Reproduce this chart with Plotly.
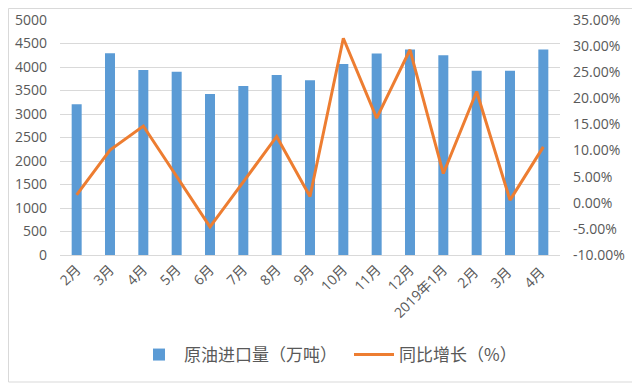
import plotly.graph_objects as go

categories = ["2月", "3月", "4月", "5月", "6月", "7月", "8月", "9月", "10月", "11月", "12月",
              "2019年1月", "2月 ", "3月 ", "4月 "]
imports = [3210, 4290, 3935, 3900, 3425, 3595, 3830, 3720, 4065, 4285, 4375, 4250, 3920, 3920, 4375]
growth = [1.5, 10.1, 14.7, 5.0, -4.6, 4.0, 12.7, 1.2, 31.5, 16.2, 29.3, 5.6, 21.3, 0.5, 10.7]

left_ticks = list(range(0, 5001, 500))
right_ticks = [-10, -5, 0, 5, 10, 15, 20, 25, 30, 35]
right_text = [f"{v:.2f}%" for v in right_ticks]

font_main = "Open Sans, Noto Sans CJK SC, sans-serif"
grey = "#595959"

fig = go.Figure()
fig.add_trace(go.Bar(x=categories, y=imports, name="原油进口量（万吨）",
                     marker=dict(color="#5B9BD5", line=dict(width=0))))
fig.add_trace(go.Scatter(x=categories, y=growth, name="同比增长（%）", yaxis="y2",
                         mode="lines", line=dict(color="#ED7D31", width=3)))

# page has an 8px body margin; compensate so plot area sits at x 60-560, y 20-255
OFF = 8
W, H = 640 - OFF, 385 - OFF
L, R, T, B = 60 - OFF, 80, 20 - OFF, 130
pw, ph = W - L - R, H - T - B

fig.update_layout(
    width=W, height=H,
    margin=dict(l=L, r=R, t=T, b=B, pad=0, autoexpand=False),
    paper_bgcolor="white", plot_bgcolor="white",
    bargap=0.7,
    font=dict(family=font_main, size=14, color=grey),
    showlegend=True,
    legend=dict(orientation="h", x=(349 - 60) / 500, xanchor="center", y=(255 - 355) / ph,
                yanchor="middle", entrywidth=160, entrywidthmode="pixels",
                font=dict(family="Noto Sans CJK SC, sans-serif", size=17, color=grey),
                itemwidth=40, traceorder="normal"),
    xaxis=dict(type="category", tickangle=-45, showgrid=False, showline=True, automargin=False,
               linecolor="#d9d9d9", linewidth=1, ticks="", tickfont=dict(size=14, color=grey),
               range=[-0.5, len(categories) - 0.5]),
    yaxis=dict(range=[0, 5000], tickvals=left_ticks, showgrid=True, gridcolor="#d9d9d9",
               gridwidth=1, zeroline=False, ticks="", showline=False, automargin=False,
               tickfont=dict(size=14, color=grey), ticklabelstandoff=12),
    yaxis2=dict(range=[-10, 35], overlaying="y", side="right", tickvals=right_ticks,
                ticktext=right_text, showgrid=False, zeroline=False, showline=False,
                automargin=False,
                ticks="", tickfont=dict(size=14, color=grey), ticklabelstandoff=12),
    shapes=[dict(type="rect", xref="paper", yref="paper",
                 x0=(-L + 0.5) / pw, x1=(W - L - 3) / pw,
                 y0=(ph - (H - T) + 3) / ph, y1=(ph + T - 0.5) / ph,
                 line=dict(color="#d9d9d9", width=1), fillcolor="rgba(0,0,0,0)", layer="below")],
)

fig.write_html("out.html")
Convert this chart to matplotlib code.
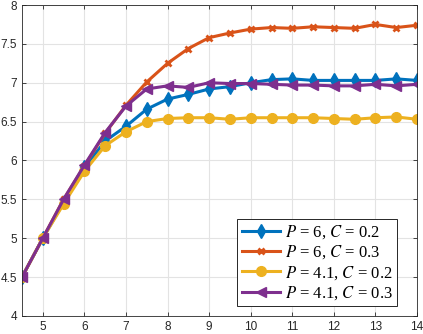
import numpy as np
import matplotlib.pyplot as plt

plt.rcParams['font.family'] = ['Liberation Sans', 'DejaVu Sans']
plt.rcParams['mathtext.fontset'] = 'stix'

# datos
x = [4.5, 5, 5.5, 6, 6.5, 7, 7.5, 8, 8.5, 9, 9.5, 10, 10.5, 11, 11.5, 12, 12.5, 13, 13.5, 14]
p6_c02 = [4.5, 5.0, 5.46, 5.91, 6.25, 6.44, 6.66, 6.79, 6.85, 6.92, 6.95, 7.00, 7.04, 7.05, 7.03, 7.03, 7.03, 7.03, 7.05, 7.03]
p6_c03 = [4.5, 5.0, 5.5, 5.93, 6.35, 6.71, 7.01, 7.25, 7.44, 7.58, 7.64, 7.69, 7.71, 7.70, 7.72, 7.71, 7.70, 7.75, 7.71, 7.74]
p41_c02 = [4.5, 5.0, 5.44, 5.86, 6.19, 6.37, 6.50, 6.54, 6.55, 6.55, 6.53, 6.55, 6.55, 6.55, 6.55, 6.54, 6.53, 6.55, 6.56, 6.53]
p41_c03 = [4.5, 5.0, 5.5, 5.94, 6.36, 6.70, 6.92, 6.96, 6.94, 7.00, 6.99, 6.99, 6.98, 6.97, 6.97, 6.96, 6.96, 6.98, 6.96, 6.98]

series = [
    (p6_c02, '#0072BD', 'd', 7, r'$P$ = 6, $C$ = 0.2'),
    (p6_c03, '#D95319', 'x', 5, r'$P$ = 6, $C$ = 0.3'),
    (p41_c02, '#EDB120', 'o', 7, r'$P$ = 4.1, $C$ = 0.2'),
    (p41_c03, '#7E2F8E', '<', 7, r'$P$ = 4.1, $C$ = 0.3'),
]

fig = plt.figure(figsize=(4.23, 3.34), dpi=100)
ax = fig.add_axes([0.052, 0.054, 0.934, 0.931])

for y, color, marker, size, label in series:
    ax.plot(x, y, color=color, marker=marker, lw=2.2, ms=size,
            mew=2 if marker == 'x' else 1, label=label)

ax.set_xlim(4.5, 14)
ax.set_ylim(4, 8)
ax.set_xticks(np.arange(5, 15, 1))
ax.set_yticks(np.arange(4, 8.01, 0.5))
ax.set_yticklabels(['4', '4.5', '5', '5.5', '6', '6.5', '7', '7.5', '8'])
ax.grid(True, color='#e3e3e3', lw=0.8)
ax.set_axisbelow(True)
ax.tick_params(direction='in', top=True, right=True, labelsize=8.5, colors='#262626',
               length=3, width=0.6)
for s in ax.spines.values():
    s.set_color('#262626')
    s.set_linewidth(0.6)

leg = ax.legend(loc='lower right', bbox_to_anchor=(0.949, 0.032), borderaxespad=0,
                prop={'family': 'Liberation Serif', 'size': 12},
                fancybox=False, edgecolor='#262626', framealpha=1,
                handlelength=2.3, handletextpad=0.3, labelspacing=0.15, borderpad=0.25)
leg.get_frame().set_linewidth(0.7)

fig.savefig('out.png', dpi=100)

..............................

▶ **TASK REQUIREMENTS**
Transcribe the lines between the one holding "Convert this chart to matplotlib code." and the one holding "plt.rcParams['mathtext.fontset'] = 'stix'", inclusive, and leave out any pictures.

▶ **SOLUTION TO THIS TASK**
Convert this chart to matplotlib code.
import numpy as np
import matplotlib.pyplot as plt

plt.rcParams['font.family'] = ['Liberation Sans', 'DejaVu Sans']
plt.rcParams['mathtext.fontset'] = 'stix'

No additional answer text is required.